Naja, das muß nicht zwingend was mit Desinteresse oder falscher Mailadresse zu tun haben. Bei mir z.B. ist es im Spamordner gelandet und ich habe mich gewundert, warum keine Mail kommt.


----------



## webwatcher (3 Dezember 2007)

*AW: Löschen von nicht aktiven Usern*



Hans-Wurst schrieb:


> Bei mir z.B. ist es im Spamordner gelandet und ich habe mich gewundert, warum keine Mail kommt.


solltest  vielleicht mal die  Filterregeln überarbeiten


Hans-Wurst schrieb:


> Ich bin auch darauf reingefallen


----------



## Heiko (3 Dezember 2007)

*AW: Löschen von nicht aktiven Usern*



Hans-Wurst schrieb:


> Naja, das muß nicht zwingend was mit Desinteresse oder falscher Mailadresse zu tun haben. Bei mir z.B. ist es im Spamordner gelandet und ich habe mich gewundert, warum keine Mail kommt.

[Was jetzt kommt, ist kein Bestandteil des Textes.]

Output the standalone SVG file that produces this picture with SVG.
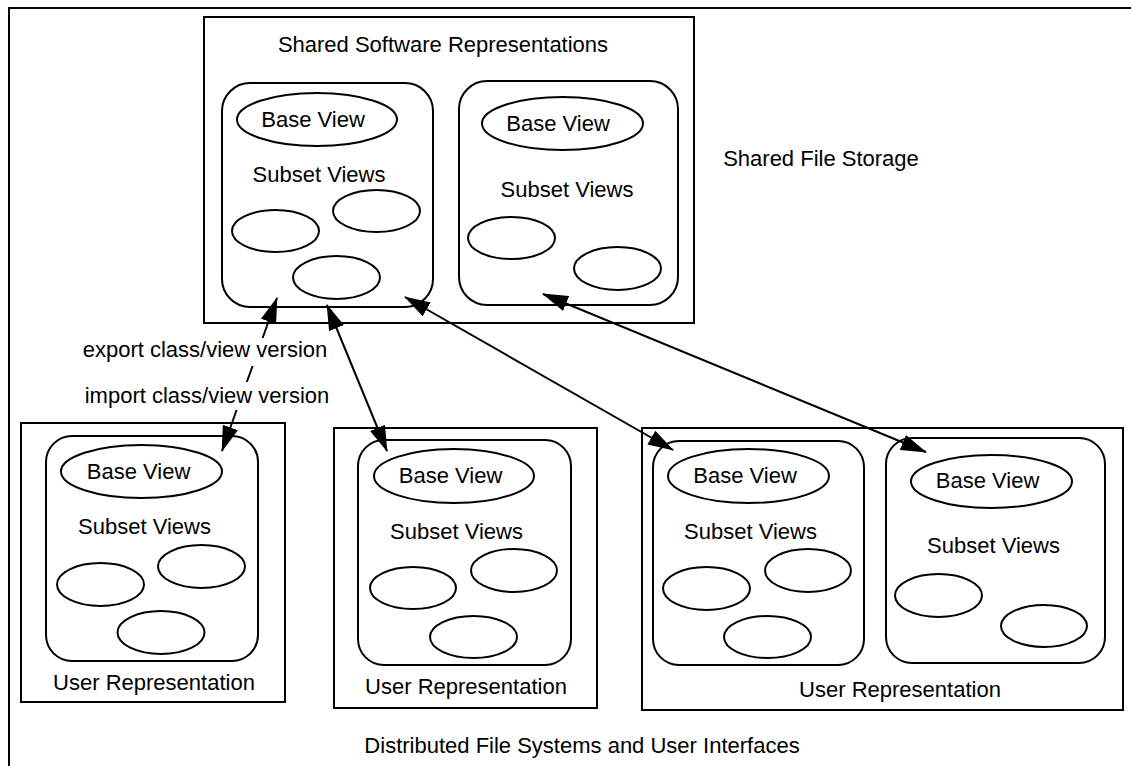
<svg xmlns="http://www.w3.org/2000/svg" width="1131" height="766" viewBox="0 0 1131 766">
<style>
.box{fill:none;stroke:#000;stroke-width:2}
.ell{fill:none;stroke:#000;stroke-width:2}
.con{fill:none;stroke:#000;stroke-width:2;marker-start:url(#ah);marker-end:url(#ah)}
text{font-family:"Liberation Sans",Arial,sans-serif;font-size:22px;fill:#000;text-anchor:middle}
</style>
<defs>
<marker id="ah" viewBox="0 0 26 16" refX="25" refY="8" markerWidth="26" markerHeight="16" markerUnits="userSpaceOnUse" orient="auto-start-reverse">
<path d="M0,0 L26,8 L0,16 z" fill="#000"/>
</marker>
</defs>
<rect width="1131" height="766" fill="#fff"/>
<g id="frame">
<rect class="box" x="9" y="8" width="1200" height="800"/>
<text x="582" y="753">Distributed File Systems and User Interfaces</text>
<text x="821" y="166">Shared File Storage</text>
</g>
<g id="shared">
<rect class="box" x="204" y="17" width="490" height="306"/>
<text x="443" y="52">Shared Software Representations</text>
<g id="shared-a">
<rect class="box" x="222" y="83" width="211" height="224" rx="28"/>
<ellipse class="ell" cx="317" cy="119.5" rx="80" ry="26.5"/>
<text x="313" y="127">Base View</text>
<text x="319" y="182">Subset Views</text>
<ellipse class="ell" cx="275.5" cy="231" rx="43.5" ry="21"/>
<ellipse class="ell" cx="376.5" cy="211" rx="43.5" ry="21"/>
<ellipse class="ell" cx="336.5" cy="277.5" rx="43.5" ry="21.5"/>
</g>
<g id="shared-b">
<rect class="box" x="459" y="81" width="219" height="224" rx="28"/>
<ellipse class="ell" cx="562.5" cy="123.5" rx="80.5" ry="26.5"/>
<text x="558" y="131">Base View</text>
<text x="567" y="197">Subset Views</text>
<ellipse class="ell" cx="511.5" cy="238" rx="43.5" ry="21"/>
<ellipse class="ell" cx="617.5" cy="268.5" rx="43.5" ry="21.5"/>
</g>
</g>
<g id="user1">
<rect class="box" x="21" y="423" width="264" height="279"/>
<rect class="box" x="46" y="436" width="212" height="225" rx="26"/>
<ellipse class="ell" cx="141.5" cy="471.5" rx="80.5" ry="26.5"/>
<text x="138.5" y="479">Base View</text>
<text x="144.5" y="534">Subset Views</text>
<ellipse class="ell" cx="100.5" cy="584.5" rx="43.5" ry="21.5"/>
<ellipse class="ell" cx="201.5" cy="566.5" rx="43.5" ry="21.5"/>
<ellipse class="ell" cx="161" cy="632.5" rx="43.5" ry="21.5"/>
<text x="154" y="690">User Representation</text>
</g>
<g id="user2">
<rect class="box" x="334" y="428" width="263" height="280"/>
<rect class="box" x="358" y="440" width="213" height="225" rx="26"/>
<ellipse class="ell" cx="454" cy="476" rx="80" ry="27"/>
<text x="450.5" y="483">Base View</text>
<text x="456.5" y="539">Subset Views</text>
<ellipse class="ell" cx="413" cy="588" rx="43" ry="21"/>
<ellipse class="ell" cx="514" cy="570.5" rx="43" ry="21.5"/>
<ellipse class="ell" cx="473.5" cy="637" rx="43.5" ry="21"/>
<text x="466" y="694">User Representation</text>
</g>
<g id="user3">
<rect class="box" x="642" y="428" width="481" height="282"/>
<g id="user3-a">
<rect class="box" x="653" y="441" width="211" height="224" rx="26"/>
<ellipse class="ell" cx="748.5" cy="476" rx="80.5" ry="27"/>
<text x="745" y="483">Base View</text>
<text x="750.5" y="539">Subset Views</text>
<ellipse class="ell" cx="706.5" cy="588.5" rx="43.5" ry="21.5"/>
<ellipse class="ell" cx="808" cy="570.5" rx="43" ry="21.5"/>
<ellipse class="ell" cx="767.5" cy="637" rx="43.5" ry="21"/>
</g>
<g id="user3-b">
<rect class="box" x="886" y="438" width="219" height="225" rx="26"/>
<ellipse class="ell" cx="991.5" cy="481.5" rx="80.5" ry="26.5"/>
<text x="987.5" y="488">Base View</text>
<text x="993.5" y="553">Subset Views</text>
<ellipse class="ell" cx="938.5" cy="595.5" rx="43.5" ry="21.5"/>
<ellipse class="ell" cx="1044" cy="626" rx="43" ry="21"/>
</g>
<text x="900" y="697">User Representation</text>
</g>
<g id="connectors">
<path class="con" d="M277,298 L262.6,338 M252.6,366 L246.8,382 M236.6,410 L222,451"/>
<path class="con" d="M327,305 L387,451"/>
<path class="con" d="M405,297 L673,450"/>
<path class="con" d="M543,294 L926,452"/>
<text x="205" y="357">export class/view version</text>
<text x="207" y="403">import class/view version</text>
</g>
</svg>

Ist ja auch nicht schlimm.
Man kann sich ja jederzeit unter dem gleichen Nick nochmals anmelden. Die Erfahrung zeigt aber, dass die Mehrzahl derer, die nach 24 Stunden nicht aktiviert wurden, auch nach einer Woche nicht aktiviert sind.
Und: de facto komme ich nicht jeden Tag dazu, die User zu löschen, was die Frist meist verlängert.


----------